** Begin Extracted information **

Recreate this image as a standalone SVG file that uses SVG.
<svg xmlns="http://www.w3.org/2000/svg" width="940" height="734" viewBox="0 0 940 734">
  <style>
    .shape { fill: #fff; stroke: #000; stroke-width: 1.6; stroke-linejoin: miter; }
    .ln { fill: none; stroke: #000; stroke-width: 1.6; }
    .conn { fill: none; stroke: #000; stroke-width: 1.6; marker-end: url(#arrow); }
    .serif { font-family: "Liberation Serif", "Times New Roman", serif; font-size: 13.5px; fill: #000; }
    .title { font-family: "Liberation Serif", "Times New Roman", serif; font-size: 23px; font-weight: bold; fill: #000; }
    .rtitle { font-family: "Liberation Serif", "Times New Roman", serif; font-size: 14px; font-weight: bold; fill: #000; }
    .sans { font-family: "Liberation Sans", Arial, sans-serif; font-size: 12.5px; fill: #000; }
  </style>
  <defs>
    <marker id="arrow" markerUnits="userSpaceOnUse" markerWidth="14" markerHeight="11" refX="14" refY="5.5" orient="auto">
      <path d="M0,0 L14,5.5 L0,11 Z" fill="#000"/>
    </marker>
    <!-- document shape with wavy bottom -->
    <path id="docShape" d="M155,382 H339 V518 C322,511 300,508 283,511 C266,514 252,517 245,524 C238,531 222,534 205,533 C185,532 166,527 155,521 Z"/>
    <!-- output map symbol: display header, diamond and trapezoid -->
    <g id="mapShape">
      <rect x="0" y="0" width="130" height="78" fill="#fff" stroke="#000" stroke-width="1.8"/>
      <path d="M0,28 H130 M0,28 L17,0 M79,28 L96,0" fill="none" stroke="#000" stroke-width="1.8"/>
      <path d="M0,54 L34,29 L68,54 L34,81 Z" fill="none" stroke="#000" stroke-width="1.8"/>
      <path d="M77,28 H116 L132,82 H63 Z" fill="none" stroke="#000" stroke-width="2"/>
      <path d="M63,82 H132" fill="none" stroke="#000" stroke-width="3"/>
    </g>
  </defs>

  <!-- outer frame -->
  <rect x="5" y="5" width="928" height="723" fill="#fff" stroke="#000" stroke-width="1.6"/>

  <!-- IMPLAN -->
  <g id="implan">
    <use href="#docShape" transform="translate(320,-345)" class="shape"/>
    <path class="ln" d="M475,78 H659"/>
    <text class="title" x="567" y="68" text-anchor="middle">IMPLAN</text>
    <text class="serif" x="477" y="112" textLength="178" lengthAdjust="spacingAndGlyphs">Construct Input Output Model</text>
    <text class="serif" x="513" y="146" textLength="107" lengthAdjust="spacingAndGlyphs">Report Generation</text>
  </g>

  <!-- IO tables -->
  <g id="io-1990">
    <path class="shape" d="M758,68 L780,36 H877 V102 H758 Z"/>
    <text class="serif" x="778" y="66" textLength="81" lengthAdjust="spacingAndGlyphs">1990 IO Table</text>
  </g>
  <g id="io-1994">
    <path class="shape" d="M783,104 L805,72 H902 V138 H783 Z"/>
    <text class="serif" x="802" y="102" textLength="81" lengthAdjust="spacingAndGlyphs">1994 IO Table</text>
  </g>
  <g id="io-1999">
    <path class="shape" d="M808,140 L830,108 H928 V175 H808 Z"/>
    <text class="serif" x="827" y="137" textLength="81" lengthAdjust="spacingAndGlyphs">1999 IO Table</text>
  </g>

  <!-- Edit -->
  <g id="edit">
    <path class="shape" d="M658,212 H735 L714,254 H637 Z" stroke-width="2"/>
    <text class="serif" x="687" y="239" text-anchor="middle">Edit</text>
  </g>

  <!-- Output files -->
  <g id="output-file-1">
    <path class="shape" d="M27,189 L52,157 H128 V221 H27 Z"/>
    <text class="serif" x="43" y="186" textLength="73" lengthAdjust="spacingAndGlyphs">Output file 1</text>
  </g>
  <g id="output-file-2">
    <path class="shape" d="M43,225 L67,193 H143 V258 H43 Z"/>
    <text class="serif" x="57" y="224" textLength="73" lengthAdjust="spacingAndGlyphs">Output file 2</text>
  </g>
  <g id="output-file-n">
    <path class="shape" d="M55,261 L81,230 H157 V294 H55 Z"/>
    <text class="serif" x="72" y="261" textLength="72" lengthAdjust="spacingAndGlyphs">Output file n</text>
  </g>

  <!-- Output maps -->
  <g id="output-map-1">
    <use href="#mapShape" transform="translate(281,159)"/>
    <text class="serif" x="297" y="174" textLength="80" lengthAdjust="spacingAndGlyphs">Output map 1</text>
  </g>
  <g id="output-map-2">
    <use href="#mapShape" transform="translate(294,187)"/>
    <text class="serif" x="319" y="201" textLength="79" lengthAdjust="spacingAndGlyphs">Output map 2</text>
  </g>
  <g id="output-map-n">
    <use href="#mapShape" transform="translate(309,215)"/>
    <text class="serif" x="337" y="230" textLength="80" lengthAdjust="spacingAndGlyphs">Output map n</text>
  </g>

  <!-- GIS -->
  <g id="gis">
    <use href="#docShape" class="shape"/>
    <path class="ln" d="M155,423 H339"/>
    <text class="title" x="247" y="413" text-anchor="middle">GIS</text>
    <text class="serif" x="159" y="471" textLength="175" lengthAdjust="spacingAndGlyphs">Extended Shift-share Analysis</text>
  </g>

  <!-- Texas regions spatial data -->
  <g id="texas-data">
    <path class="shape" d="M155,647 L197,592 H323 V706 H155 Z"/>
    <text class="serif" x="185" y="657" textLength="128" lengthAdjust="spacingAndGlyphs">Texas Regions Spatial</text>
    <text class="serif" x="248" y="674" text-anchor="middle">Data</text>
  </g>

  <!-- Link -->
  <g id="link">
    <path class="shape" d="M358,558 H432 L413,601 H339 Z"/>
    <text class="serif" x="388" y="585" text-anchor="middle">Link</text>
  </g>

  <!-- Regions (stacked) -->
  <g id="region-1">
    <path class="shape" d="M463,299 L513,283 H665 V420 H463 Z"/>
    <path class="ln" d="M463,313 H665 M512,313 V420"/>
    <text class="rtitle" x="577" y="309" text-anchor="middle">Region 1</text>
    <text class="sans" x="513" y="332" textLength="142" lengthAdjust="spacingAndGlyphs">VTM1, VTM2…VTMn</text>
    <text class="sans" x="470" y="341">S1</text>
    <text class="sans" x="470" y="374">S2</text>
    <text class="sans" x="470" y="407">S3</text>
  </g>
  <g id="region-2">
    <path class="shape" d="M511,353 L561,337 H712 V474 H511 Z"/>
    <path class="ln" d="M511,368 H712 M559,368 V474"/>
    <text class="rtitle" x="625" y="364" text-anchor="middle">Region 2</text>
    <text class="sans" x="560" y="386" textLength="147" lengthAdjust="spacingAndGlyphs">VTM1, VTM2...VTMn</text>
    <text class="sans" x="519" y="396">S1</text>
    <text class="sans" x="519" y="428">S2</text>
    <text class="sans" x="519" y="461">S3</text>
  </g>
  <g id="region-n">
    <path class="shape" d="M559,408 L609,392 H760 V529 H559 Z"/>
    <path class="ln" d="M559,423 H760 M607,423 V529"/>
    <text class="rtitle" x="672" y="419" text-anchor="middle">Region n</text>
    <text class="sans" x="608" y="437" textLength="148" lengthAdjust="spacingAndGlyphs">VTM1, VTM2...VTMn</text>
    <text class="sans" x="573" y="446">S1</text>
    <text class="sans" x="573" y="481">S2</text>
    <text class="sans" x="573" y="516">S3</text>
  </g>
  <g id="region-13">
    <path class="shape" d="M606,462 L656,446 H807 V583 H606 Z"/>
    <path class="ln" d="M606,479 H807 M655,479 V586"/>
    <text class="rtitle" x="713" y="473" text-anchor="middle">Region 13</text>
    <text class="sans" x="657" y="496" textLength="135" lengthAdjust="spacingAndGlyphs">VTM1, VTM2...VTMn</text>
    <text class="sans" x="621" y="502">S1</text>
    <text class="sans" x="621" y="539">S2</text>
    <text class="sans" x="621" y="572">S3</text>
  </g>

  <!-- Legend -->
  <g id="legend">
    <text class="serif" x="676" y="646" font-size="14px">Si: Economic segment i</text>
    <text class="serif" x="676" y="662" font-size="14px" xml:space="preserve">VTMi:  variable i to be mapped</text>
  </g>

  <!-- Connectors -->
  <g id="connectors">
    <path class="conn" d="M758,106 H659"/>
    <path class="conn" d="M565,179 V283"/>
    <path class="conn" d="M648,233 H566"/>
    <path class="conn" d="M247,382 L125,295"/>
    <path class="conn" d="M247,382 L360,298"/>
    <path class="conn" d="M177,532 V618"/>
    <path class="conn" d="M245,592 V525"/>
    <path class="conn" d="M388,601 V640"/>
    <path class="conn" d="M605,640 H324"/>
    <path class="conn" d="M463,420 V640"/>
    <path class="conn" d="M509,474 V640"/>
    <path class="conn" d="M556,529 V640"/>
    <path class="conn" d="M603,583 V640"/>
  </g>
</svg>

** End Extracted information **
** Begin Extracted information **

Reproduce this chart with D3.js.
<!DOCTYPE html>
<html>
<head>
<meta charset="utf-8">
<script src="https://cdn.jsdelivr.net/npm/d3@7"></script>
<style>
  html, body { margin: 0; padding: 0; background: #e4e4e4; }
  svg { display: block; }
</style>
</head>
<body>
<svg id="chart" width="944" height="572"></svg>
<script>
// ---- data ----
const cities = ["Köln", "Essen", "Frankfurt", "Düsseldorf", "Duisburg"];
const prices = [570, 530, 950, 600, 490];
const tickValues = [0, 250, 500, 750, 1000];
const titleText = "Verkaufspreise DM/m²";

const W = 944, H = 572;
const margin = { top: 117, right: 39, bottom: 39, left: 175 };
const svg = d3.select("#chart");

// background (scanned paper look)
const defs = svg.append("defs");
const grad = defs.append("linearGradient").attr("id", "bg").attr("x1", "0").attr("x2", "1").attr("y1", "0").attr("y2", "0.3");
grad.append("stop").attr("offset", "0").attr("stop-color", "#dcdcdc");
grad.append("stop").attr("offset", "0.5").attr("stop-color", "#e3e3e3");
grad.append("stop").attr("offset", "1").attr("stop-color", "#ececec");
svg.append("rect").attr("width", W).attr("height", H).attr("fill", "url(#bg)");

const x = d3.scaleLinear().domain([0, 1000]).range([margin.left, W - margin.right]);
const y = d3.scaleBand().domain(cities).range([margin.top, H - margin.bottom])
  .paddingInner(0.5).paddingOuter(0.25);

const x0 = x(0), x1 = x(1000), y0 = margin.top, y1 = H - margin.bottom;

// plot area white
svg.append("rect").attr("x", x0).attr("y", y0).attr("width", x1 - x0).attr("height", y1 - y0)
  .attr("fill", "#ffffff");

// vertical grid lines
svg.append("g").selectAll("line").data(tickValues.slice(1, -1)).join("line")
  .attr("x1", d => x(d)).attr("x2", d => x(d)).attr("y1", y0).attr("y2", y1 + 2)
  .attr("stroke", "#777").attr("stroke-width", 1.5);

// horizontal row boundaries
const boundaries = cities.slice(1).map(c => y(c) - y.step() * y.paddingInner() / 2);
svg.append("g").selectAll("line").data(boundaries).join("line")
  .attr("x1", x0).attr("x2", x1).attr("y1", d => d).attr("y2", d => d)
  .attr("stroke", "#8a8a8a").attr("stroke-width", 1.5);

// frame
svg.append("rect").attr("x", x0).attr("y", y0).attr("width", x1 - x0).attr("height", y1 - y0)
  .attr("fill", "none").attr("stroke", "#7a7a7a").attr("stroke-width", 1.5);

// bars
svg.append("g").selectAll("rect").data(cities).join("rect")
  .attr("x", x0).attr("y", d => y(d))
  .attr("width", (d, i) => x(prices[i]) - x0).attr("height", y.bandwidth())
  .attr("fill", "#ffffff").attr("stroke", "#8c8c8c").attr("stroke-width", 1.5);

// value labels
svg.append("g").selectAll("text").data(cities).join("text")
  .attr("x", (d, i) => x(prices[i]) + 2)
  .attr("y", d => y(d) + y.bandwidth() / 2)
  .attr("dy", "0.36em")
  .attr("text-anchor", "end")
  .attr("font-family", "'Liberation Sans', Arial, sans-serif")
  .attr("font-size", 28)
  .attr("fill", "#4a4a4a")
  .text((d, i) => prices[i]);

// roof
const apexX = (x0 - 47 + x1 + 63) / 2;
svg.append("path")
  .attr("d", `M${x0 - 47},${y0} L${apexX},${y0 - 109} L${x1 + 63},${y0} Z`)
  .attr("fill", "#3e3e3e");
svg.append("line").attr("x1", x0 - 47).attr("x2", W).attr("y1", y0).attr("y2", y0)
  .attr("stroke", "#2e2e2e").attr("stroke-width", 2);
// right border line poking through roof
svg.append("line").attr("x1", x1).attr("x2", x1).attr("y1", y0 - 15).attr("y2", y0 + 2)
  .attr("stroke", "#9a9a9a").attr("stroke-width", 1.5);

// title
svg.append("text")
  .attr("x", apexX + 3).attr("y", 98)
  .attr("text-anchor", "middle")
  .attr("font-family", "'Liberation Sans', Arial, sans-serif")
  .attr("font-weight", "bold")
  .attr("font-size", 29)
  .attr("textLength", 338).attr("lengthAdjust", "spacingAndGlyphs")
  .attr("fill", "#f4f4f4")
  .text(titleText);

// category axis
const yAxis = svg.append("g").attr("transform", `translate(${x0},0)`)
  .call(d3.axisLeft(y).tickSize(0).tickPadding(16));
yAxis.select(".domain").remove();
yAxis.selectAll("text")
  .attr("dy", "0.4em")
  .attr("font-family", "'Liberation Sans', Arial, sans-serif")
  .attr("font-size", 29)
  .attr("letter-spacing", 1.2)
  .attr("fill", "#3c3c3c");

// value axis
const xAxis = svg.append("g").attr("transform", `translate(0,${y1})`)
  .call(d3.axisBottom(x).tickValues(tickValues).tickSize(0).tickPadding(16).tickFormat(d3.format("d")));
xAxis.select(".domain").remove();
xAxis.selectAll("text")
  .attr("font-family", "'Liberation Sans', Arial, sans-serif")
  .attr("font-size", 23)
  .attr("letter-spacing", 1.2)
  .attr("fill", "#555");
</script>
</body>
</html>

** End Extracted information **

→ Exercise task
In the listing, find every line containing the word "with" and list it.

→ Solution for this task
    <!-- document shape with wavy bottom -->
Reproduce this chart with D3.js.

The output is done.